**Problem to work on**
Reproduce the material below line by line, beginning with its first line and ending with the line that contains "from matplotlib.transforms import"; leave out pictures.

**Stored data**
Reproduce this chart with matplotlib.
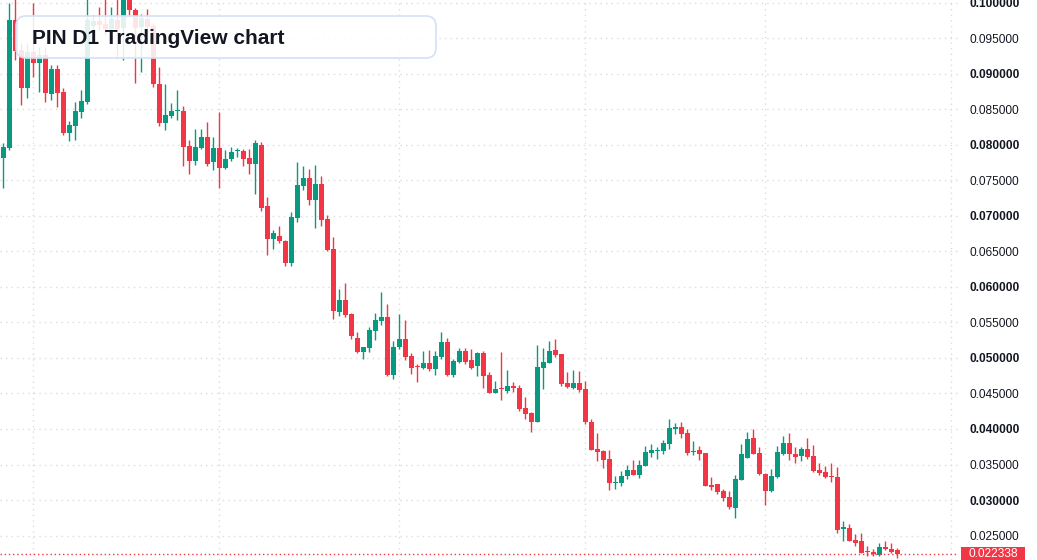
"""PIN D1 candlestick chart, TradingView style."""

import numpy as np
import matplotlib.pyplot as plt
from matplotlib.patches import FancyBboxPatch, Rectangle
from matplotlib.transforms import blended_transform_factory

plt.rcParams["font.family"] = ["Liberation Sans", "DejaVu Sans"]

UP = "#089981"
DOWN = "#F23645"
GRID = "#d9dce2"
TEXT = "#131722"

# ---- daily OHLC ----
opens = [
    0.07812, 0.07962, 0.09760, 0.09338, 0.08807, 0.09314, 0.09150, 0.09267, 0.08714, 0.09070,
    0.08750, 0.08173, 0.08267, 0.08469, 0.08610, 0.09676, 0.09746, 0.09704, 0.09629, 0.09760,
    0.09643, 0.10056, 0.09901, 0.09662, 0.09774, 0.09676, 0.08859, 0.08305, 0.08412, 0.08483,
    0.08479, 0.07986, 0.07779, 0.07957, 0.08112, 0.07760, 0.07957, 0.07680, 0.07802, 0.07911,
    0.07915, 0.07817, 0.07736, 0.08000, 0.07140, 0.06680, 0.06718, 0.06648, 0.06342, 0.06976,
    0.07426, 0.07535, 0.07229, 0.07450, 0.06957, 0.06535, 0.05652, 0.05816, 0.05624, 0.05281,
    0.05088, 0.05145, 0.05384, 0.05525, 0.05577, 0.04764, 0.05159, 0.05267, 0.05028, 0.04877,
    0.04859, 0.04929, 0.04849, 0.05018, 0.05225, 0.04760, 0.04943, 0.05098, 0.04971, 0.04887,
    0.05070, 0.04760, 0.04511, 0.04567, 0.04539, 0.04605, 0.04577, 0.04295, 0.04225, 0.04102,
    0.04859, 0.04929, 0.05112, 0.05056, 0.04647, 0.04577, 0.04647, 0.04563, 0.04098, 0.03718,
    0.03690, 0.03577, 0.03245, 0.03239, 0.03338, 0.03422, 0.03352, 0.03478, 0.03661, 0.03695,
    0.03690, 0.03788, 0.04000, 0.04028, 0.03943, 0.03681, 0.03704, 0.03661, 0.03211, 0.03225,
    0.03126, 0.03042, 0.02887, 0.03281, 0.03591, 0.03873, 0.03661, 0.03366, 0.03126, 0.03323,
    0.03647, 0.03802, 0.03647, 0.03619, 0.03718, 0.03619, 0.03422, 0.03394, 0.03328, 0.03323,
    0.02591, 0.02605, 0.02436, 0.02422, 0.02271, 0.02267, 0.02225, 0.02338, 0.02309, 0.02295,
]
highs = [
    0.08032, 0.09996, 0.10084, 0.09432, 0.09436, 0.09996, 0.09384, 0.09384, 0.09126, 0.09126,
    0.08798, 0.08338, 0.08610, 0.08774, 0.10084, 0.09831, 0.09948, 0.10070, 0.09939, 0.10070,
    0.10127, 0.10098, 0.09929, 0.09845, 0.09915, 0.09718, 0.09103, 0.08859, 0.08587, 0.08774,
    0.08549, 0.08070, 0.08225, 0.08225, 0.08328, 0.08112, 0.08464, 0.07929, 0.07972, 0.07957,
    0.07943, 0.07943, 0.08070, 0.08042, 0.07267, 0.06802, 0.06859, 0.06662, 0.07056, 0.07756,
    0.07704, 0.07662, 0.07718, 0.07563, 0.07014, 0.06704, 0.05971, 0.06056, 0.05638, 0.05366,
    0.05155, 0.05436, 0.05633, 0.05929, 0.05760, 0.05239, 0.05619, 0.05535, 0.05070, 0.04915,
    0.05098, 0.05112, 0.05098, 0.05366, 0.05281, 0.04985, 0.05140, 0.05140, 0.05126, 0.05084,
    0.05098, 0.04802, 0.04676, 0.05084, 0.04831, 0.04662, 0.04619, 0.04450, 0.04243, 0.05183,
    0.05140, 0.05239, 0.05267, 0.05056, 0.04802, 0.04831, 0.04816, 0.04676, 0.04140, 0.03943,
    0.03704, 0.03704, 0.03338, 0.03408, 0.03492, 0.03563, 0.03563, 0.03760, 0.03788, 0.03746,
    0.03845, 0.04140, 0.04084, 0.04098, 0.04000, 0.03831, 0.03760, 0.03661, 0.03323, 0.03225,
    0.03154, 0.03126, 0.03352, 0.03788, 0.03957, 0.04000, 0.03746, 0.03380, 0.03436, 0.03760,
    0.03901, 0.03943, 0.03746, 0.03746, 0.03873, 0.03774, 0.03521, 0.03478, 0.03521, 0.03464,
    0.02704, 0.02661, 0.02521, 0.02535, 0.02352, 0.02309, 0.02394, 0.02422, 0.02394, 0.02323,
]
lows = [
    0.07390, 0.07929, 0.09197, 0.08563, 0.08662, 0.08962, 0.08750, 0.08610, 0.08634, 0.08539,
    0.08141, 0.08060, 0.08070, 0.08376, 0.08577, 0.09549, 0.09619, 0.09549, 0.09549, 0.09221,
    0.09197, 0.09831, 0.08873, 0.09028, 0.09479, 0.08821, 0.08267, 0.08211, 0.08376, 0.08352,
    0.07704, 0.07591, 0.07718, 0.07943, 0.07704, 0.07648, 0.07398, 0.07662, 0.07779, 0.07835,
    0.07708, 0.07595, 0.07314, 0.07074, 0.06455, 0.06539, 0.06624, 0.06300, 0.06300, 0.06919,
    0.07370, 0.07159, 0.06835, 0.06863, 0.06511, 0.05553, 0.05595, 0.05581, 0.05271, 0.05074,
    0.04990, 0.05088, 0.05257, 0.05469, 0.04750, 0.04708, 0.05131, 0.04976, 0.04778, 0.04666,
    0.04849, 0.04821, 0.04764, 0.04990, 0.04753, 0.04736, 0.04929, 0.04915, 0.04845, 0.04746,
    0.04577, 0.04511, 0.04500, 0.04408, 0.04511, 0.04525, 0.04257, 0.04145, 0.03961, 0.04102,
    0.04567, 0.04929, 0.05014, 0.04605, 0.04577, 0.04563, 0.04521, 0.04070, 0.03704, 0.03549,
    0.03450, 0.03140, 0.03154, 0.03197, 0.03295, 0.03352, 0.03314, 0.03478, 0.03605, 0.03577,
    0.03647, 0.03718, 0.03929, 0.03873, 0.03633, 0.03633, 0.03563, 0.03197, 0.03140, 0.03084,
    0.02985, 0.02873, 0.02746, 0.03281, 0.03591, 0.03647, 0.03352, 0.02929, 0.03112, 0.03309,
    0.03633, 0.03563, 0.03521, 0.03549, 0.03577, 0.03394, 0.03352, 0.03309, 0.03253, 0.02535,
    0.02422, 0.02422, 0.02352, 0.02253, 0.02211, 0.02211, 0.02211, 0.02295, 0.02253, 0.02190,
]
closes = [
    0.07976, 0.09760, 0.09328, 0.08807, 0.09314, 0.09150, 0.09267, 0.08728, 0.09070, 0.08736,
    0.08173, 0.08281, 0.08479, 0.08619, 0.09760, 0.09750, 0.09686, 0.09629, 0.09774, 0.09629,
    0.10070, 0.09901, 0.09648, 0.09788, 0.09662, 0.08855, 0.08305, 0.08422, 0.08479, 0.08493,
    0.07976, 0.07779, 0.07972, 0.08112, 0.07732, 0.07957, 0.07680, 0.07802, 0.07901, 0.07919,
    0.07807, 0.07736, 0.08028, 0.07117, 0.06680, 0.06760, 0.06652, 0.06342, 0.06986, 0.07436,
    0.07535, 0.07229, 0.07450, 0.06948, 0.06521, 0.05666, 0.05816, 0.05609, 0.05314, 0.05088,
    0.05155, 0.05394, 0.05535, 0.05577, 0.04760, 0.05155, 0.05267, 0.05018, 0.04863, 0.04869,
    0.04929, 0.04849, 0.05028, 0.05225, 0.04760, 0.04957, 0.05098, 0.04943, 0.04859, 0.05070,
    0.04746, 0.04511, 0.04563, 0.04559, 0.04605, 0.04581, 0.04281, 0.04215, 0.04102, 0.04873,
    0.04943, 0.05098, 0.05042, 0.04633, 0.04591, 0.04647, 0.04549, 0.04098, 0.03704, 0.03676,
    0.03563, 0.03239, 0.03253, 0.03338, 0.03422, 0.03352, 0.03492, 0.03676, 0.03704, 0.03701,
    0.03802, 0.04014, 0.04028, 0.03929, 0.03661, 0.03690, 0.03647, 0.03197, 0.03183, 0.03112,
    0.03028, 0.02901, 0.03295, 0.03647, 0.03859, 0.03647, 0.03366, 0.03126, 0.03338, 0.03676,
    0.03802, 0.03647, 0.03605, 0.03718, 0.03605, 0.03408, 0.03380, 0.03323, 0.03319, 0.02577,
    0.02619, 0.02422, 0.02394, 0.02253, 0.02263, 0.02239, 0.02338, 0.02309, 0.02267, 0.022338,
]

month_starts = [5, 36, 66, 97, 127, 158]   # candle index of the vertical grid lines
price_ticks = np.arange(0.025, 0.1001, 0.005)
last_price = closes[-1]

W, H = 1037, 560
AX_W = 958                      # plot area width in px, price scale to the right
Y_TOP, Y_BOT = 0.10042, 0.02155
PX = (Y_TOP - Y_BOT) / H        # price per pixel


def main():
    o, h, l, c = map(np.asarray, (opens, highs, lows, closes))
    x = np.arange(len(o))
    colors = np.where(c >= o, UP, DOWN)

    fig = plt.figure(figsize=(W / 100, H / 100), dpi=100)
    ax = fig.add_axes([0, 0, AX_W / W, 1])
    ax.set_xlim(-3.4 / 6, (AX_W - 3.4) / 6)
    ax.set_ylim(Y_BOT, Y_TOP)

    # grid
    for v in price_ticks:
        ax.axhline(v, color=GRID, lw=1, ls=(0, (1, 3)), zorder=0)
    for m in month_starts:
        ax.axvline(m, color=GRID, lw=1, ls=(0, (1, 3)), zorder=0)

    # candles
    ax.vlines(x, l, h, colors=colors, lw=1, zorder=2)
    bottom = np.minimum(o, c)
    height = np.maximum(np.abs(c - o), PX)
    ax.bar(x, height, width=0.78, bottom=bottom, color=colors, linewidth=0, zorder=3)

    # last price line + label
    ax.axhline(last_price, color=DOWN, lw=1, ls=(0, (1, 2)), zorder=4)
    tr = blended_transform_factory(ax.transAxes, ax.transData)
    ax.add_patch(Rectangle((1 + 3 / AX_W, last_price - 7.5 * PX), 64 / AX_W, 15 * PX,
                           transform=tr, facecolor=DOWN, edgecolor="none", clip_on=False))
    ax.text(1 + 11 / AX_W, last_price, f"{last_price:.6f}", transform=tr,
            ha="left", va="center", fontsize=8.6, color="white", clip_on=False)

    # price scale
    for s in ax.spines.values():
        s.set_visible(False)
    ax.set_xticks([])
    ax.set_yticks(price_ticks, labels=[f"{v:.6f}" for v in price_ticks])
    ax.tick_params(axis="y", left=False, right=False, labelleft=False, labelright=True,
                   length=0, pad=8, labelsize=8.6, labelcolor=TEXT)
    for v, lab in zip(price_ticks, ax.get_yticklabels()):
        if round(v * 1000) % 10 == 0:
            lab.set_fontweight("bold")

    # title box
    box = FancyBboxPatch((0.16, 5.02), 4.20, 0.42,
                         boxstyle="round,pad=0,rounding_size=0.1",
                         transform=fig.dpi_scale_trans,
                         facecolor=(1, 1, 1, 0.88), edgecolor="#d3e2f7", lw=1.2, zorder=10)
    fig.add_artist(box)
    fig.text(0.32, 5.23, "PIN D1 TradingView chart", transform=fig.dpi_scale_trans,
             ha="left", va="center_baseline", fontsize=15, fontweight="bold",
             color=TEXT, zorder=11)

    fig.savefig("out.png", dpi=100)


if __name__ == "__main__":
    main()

**Answer to the task**
Reproduce this chart with matplotlib.
"""PIN D1 candlestick chart, TradingView style."""

import numpy as np
import matplotlib.pyplot as plt
from matplotlib.patches import FancyBboxPatch, Rectangle
from matplotlib.transforms import blended_transform_factory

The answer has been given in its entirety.